◆ Requirements ◆
Print exactly the lines running from the one that holds "Convert this chart to matplotlib code." through the one that holds "ax.bar(x + w", please, and leave the pictures out.
┌────────
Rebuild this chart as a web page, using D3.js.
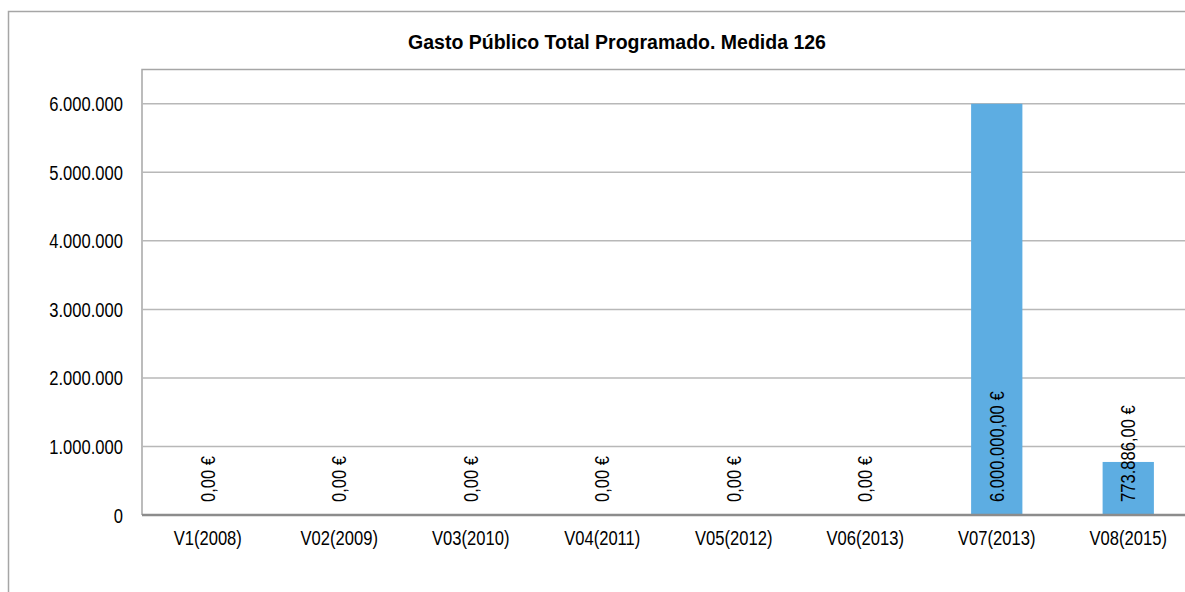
<!DOCTYPE html>
<html>
<head>
<meta charset="utf-8">
<script src="https://cdn.jsdelivr.net/npm/d3@7"></script>
<style>
	body { margin: 0; background: #fff; }
	text { font-family: "Liberation Sans", Arial, sans-serif; fill: #000; }
	.title { font-weight: bold; font-size: 19.5px; }
	.axis text { font-size: 19.5px; }
	.lbl { font-size: 19.5px; }
</style>
</head>
<body>
<div id="chart"></div>
<script>
document.title = "Gasto Público Total Programado. Medida 126";

// data
const categories = ["V1(2008)", "V02(2009)", "V03(2010)", "V04(2011)", "V05(2012)", "V06(2013)", "V07(2013)", "V08(2015)"];
const values     = [0, 0, 0, 0, 0, 0, 6000000, 773886];
const yTicks     = [0, 1000000, 2000000, 3000000, 4000000, 5000000, 6000000];
const yMax       = 6500000;

const width  = 1185
	, height = 592
	, narrow = 0.85   // squeeze for the narrow face used by the original
	, plot   = { left: 142, top: 69.5, right: 1194, bottom: 515 };

const es = d3.formatLocale({
	decimal:   ",",
	thousands: ".",
	grouping:  [3],
	currency:  ["", " €"]
});
const fmtAxis  = es.format(",.0f")
	, fmtValue = es.format("$,.2f");

const svg = d3.select("#chart")
	.append("svg")
		.attr("width", width)
		.attr("height", height);

// outer chart frame
svg.append("rect")
	.attr("x", 8.5)
	.attr("y", 11.5)
	.attr("width", 1240)
	.attr("height", 620)
	.attr("fill", "#fff")
	.attr("stroke", "#a6a6a6")
	.attr("stroke-width", 1.5);

svg.append("text")
	.attr("class", "title")
	.attr("x", 617)
	.attr("y", 49)
	.attr("text-anchor", "middle")
	.text("Gasto Público Total Programado. Medida 126");

const x = d3.scaleBand()
	.domain(categories)
	.range([plot.left, plot.right])
	.paddingInner(0.61)
	.paddingOuter(0.305);

const y = d3.scaleLinear()
	.domain([0, yMax])
	.range([plot.bottom, plot.top]);

// plot area border (top / left)
svg.append("path")
	.attr("d", "M" + plot.left + "," + plot.bottom + "V" + plot.top + "H" + (plot.right + 10))
	.attr("fill", "none")
	.attr("stroke", "#a6a6a6")
	.attr("stroke-width", 1.5);

// gridlines
svg.append("g")
	.selectAll("line")
	.data(yTicks.filter(d => d > 0))
	.join("line")
		.attr("x1", plot.left)
		.attr("x2", plot.right + 10)
		.attr("y1", d => y(d))
		.attr("y2", d => y(d))
		.attr("stroke", "#b8b8b8")
		.attr("stroke-width", 1.5);

// y axis labels
const yAxis = svg.append("g")
	.attr("class", "axis")
	.attr("transform", "translate(" + plot.left + ",0)")
	.call(d3.axisLeft(y)
		.tickValues(yTicks)
		.tickFormat(fmtAxis)
		.tickSize(0)
		.tickPadding(19));
yAxis.select(".domain").remove();
yAxis.selectAll("text").attr("dy", "0.36em");

// bars
svg.append("g")
	.selectAll("rect")
	.data(values)
	.join("rect")
		.attr("x", (d, i) => x(categories[i]))
		.attr("y", d => y(d))
		.attr("width", x.bandwidth())
		.attr("height", d => y(0) - y(d))
		.attr("fill", "#5dade2");

// x axis
const xAxis = svg.append("g")
	.attr("class", "axis")
	.attr("transform", "translate(0," + plot.bottom + ")")
	.call(d3.axisBottom(x)
		.tickSize(0)
		.tickPadding(16));
xAxis.select(".domain")
	.attr("d", "M" + plot.left + ",0H" + (plot.right + 10))
	.attr("stroke", "#8c8c8c")
	.attr("stroke-width", 2.5);

// value labels
svg.append("g")
	.selectAll("text")
	.data(values)
	.join("text")
		.attr("class", "lbl")
		.attr("transform", (d, i) => "translate(" + (x(categories[i]) + x.bandwidth() / 2 + 7) + "," + (plot.bottom - 13) + ") rotate(-90)")
		.attr("text-anchor", "start")
		.text(d => fmtValue(d));

// squeeze axis and value texts
svg.selectAll(".axis text, .lbl").each(function() {
	const w = this.getComputedTextLength();
	d3.select(this)
		.attr("textLength", w * narrow)
		.attr("lengthAdjust", "spacingAndGlyphs");
});
</script>
</body>
</html>
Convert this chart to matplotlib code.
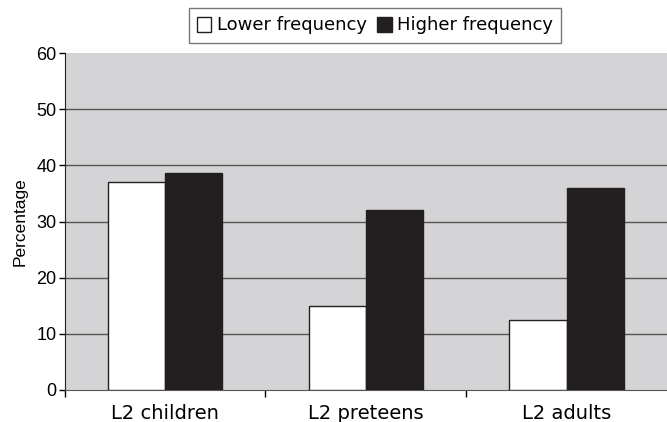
import numpy as np
import matplotlib.pyplot as plt
from matplotlib.patches import Patch

# Datos
groups = ['L2 children', 'L2 preteens', 'L2 adults']
lower = [37, 15, 12.5]
higher = [38.6, 32.1, 36]
yticks = [0, 10, 20, 30, 40, 50, 60]

fig = plt.figure(figsize=(6.67, 4.22), dpi=100)
ax = fig.add_axes([0.097, 0.076, 0.903, 0.798])
ax.set_facecolor('#d4d4d6')

x = np.arange(len(groups))
w = 0.285
ax.bar(x - w / 2, lower, w, color='white', edgecolor='#231f20', linewidth=1.0, zorder=3)
ax.bar(x + w / 2, higher, w, color='#231f20', edgecolor='#231f20', linewidth=1.0, zorder=3)

# Rejilla horizontal
for v in yticks[1:-1]:
    ax.axhline(v, color='#555555', linewidth=1.0, zorder=1)

ax.set_xlim(-0.5, 2.5)
ax.set_ylim(0, 60)
ax.set_yticks(yticks)
ax.set_yticklabels([str(v) for v in yticks], fontsize=13, family='Liberation Sans')
ax.tick_params(axis='y', direction='out', length=4, width=1, pad=2)

# Etiquetas de categoria sin marcas; marcas en los limites de grupo
ax.set_xticks(x)
ax.set_xticklabels(groups, fontsize=14, family='DejaVu Sans')
ax.tick_params(axis='x', length=0, pad=10)
ax.set_xticks([-0.5, 0.5, 1.5], minor=True)
ax.tick_params(axis='x', which='minor', direction='out', length=5, width=1)

for s in ['top', 'right']:
    ax.spines[s].set_visible(False)
ax.spines['left'].set_color('#231f20')
ax.spines['bottom'].set_color('#555555')

ax.set_ylabel('Percentage', fontsize=12.5, family='Liberation Sans', labelpad=6)

handles = [Patch(facecolor='white', edgecolor='#231f20', linewidth=1.0),
           Patch(facecolor='#231f20', edgecolor='#231f20')]
leg = fig.legend(handles, ['Lower frequency', 'Higher frequency'],
                 loc='center', bbox_to_anchor=(375 / 667, 1 - 25.5 / 422),
                 ncol=2, frameon=True, fancybox=False, edgecolor='#555555',
                 handlelength=0.8, handleheight=0.9, handletextpad=0.3,
                 columnspacing=0.6, borderpad=0.45, borderaxespad=0,
                 prop={'family': 'DejaVu Sans', 'size': 13})
leg.get_frame().set_linewidth(1.0)

fig.savefig('out.png', dpi=100)
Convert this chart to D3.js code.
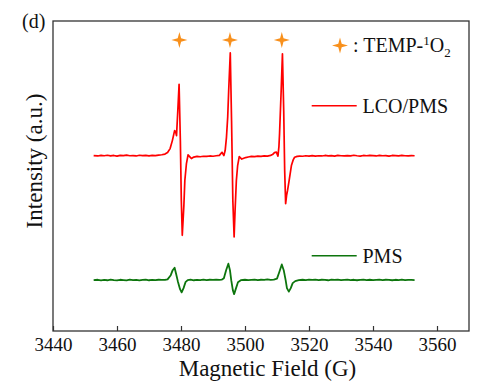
<!DOCTYPE html>
<html>
<head>
<meta charset="utf-8">
<script src="https://cdn.jsdelivr.net/npm/d3@7"></script>
<style>
  html, body { margin: 0; padding: 0; background: #fff; }
  svg { display: block; }
  svg text { font-family: "Liberation Serif", "Times New Roman", serif; }
</style>
</head>
<body>
<svg id="chart" width="487" height="390"></svg>
<script>
// ---- data ----
const xTicks = [3440, 3460, 3480, 3500, 3520, 3540, 3560];

const fieldLCO = [
  3452.7, 3454, 3455, 3456, 3457, 3458, 3459, 3460, 3461, 3462, 3463, 3464, 3465, 3466, 3467, 3468,
  3469, 3470, 3471, 3472, 3473, 3474, 3475, 3475.8, 3476.6, 3477.3, 3478.0, 3478.3, 3478.6, 3479.0,
  3479.4, 3479.8, 3480.1, 3480.4, 3480.9, 3481.2, 3481.7, 3482.2, 3482.7, 3483.25, 3484, 3485, 3486,
  3487, 3488, 3489, 3490, 3491, 3492, 3492.8, 3493.4, 3493.8, 3494.2, 3494.6, 3494.9, 3495.4, 3495.8,
  3496.2, 3496.6, 3496.9, 3497.3, 3497.7, 3498.2, 3499.0, 3500.2, 3501, 3502, 3503, 3504, 3505, 3506,
  3507, 3508, 3508.6, 3509.2, 3509.8, 3510.3, 3510.6, 3510.8, 3511.3, 3511.7, 3512.1, 3512.4, 3512.7,
  3513.0, 3513.3, 3513.8, 3514.5, 3515.1, 3515.5, 3516.3, 3517.1, 3518, 3519, 3520, 3521, 3522, 3523,
  3524, 3525, 3526, 3527, 3528, 3529, 3530, 3531, 3532, 3533, 3534, 3535, 3536, 3537, 3538, 3539,
  3540, 3541, 3542, 3543, 3544, 3545, 3546, 3547, 3548, 3549, 3550, 3551, 3552, 3553
];
const intensityLCO = [
  176, 175.6, 176.2, 175.8, 176.3, 175.7, 176.1, 175.5, 176.2, 175.9, 176.4, 175.8, 176, 175.6, 176.3, 175.9,
  176.2, 175.7, 176.1, 175.9, 176.4, 176.8, 177.5, 179, 183, 191, 201, 200, 196, 221,
  247.5, 191, 131, 96, 126, 151, 168, 176.7, 175, 173, 174.5, 175.2, 174.8,
  175.3, 175.1, 175.6, 175.3, 175.8, 176.2, 179.3, 176, 181, 194, 215, 241, 279, 211,
  131, 94.3, 121, 151, 166, 175, 172.5, 174, 174.6, 175.2, 175, 175.5, 175.2, 175.7,
  175.4, 176.2, 177, 179, 179.5, 175.5, 185, 198, 241, 278, 221, 161, 127.7,
  136, 141, 151, 166, 172, 174.3, 175.2, 175.5, 175.3, 175.8, 175.5, 175.9, 175.4, 175.8,
  175.6, 176.1, 175.7, 175.9, 175.5, 176.2, 175.8, 175.6, 176, 175.7, 176.3, 175.8, 175.5, 176.1, 175.8, 176.2,
  175.9, 175.6, 176.2, 175.8, 176, 175.5, 176.1, 175.9, 175.7, 176.2, 175.8, 175.6, 176, 175.8
];

const fieldPMS = [
  3452.7, 3454, 3455, 3456, 3457, 3458, 3459, 3460, 3461, 3462, 3463, 3464, 3465, 3466, 3467, 3468,
  3469, 3470, 3471, 3472, 3473, 3474, 3475, 3475.8, 3476.8, 3477.4, 3478.0, 3478.5, 3479.0, 3479.7,
  3480.2, 3480.8, 3481.4, 3482.1, 3483, 3484, 3485, 3486, 3487, 3488, 3489, 3490, 3491, 3492, 3492.7,
  3493.4, 3494.1, 3494.8, 3495.3, 3495.7, 3496.2, 3496.6, 3497.1, 3497.8, 3498.7, 3500, 3501, 3502,
  3503, 3504, 3505, 3506, 3507, 3508, 3509, 3510.0, 3510.7, 3511.5, 3512.1, 3512.7, 3513.1, 3513.7,
  3514.3, 3514.9, 3515.7, 3516.8, 3518, 3519, 3520, 3521, 3522, 3523, 3524, 3525, 3526, 3527, 3528,
  3529, 3530, 3531, 3532, 3533, 3534, 3535, 3536, 3537, 3538, 3539, 3540, 3541, 3542, 3543, 3544,
  3545, 3546, 3547, 3548, 3549, 3550, 3551, 3552, 3553
];
const intensityPMS = [
  51, 51.4, 50.8, 51.3, 50.9, 51.5, 51, 50.7, 51.4, 51.1, 50.8, 51.5, 51, 51.3, 50.8, 51.2,
  51.5, 50.9, 51.3, 51, 51.4, 51.2, 51.3, 51.8, 56, 61, 63.5, 57, 50, 42,
  38.7, 43, 49, 51, 51.5, 50.9, 51.3, 51.1, 51.6, 51, 51.4, 51.2, 51.6, 51.3, 51.5,
  53, 61, 67.5, 61, 51, 41, 37, 42, 49, 51, 51.4, 51, 51.3,
  51.6, 51.1, 51.4, 51.2, 51.7, 51.3, 51.5, 52.5, 59, 66.8, 61, 51, 43, 39.5,
  43, 48, 50, 51, 51.4, 51.1, 51.6, 51.2, 51.5, 51, 51.4, 51.3, 50.9, 51.5, 51.2,
  51.6, 51, 51.3, 51.5, 51.1, 51.4, 50.9, 51.3, 51.6, 51.1, 51.4, 51, 51.3, 51.5, 51.1, 51.4,
  51.2, 50.9, 51.4, 51.1, 51.5, 51, 51.3, 51.2, 51.1
];

const starFields = [3479.5, 3495.3, 3511.5];
const starLevel = 292;

const seriesNames = ["LCO/PMS", "PMS"];
const seriesColors = ["#ff0000", "#0d750d"];
const starColor = "#f8901c";

// ---- layout ----
const FONT = "'Liberation Serif', 'Times New Roman', serif";
const svg = d3.select("#chart");
const W = 487, H = 390;
const margin = { left: 53, right: 18, top: 21, bottom: 59 };
const plotW = W - margin.left - margin.right;
const plotH = H - margin.top - margin.bottom;

const x = d3.scaleLinear().domain([3440, 3570]).range([margin.left, margin.left + plotW]);
const y = d3.scaleLinear().domain([0, 311]).range([margin.top + plotH, margin.top]);

const line = d3.line().x(d => x(d[0])).y(d => y(d[1])).curve(d3.curveLinear);

const lco = fieldLCO.map((f, i) => [f, intensityLCO[i]]);
const pms = fieldPMS.map((f, i) => [f, intensityPMS[i]]);

svg.append("path").datum(pms)
  .attr("d", line).attr("fill", "none")
  .attr("stroke", seriesColors[1]).attr("stroke-width", 1.8).attr("stroke-linejoin", "round");
svg.append("path").datum(lco)
  .attr("d", line).attr("fill", "none")
  .attr("stroke", seriesColors[0]).attr("stroke-width", 1.7).attr("stroke-linejoin", "round");

// 4-point star marker
function star4(R, r) {
  const pts = [];
  for (let k = 0; k < 8; k++) {
    const a = -Math.PI / 2 + k * Math.PI / 4;
    const rad = k % 2 === 0 ? R : r;
    pts.push([rad * Math.cos(a), rad * Math.sin(a)]);
  }
  return "M" + pts.map(p => p[0].toFixed(2) + "," + p[1].toFixed(2)).join("L") + "Z";
}
svg.selectAll("path.star").data(starFields).enter().append("path")
  .attr("class", "star")
  .attr("d", star4(8, 2.4))
  .attr("transform", d => `translate(${x(d)},${y(starLevel)})`)
  .attr("fill", starColor);

// axis
const xAxis = d3.axisBottom(x).tickValues(xTicks).tickFormat(d3.format("d"))
  .tickSizeInner(-5).tickSizeOuter(0);
const gx = svg.append("g").attr("transform", `translate(0,${margin.top + plotH})`).call(xAxis);
gx.attr("font-family", null).attr("font-size", null);
gx.select(".domain").remove();
gx.selectAll(".tick line").attr("stroke", "#333").attr("stroke-width", 1.2);
gx.selectAll(".tick text").attr("y", 20).attr("dy", 0)
  .style("font-family", FONT).attr("font-size", 19).attr("fill", "#111");

// frame
svg.append("rect")
  .attr("x", margin.left).attr("y", margin.top)
  .attr("width", plotW).attr("height", plotH)
  .attr("fill", "none").attr("stroke", "#333").attr("stroke-width", 1.3);

// titles
svg.append("text").attr("x", 267.5).attr("y", 376).attr("text-anchor", "middle")
  .style("font-family", FONT).attr("font-size", 23).attr("fill", "#111").text("Magnetic Field (G)");
svg.append("text").attr("transform", "translate(42,161) rotate(-90)").attr("text-anchor", "middle")
  .style("font-family", FONT).attr("font-size", 23).attr("fill", "#111").text("Intensity (a.u.)");
svg.append("text").attr("x", 22).attr("y", 28).style("font-family", FONT)
  .attr("font-size", 20).attr("fill", "#111").text("(d)");

// legend: star
svg.append("path").attr("d", star4(8, 2.4)).attr("transform", "translate(340,45.5)").attr("fill", starColor);
const t = svg.append("text").attr("x", 353).attr("y", 51.7).style("font-family", FONT)
  .attr("font-size", 20).attr("fill", "#111");
t.append("tspan").text(": TEMP-");
t.append("tspan").attr("font-size", 13).attr("dy", -7).text("1");
t.append("tspan").attr("dy", 7).text("O");
t.append("tspan").attr("font-size", 13).attr("dy", 5).text("2");

// legend: series
const legendRows = [{ y: 105.7, ty: 113.3 }, { y: 255.7, ty: 263.3 }];
seriesNames.forEach((name, i) => {
  svg.append("line").attr("x1", 311.7).attr("x2", 356.7)
    .attr("y1", legendRows[i].y).attr("y2", legendRows[i].y)
    .attr("stroke", seriesColors[i]).attr("stroke-width", 1.6);
  svg.append("text").attr("x", 362.5).attr("y", legendRows[i].ty)
    .style("font-family", FONT).attr("font-size", 20).attr("fill", "#111").text(name);
});
</script>
</body>
</html>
└────────
◆ Written answer ◆
Convert this chart to matplotlib code.
import numpy as np
import matplotlib.pyplot as plt
from matplotlib.patches import Patch

# Datos
groups = ['L2 children', 'L2 preteens', 'L2 adults']
lower = [37, 15, 12.5]
higher = [38.6, 32.1, 36]
yticks = [0, 10, 20, 30, 40, 50, 60]

fig = plt.figure(figsize=(6.67, 4.22), dpi=100)
ax = fig.add_axes([0.097, 0.076, 0.903, 0.798])
ax.set_facecolor('#d4d4d6')

x = np.arange(len(groups))
w = 0.285
ax.bar(x - w / 2, lower, w, color='white', edgecolor='#231f20', linewidth=1.0, zorder=3)
ax.bar(x + w / 2, higher, w, color='#231f20', edgecolor='#231f20', linewidth=1.0, zorder=3)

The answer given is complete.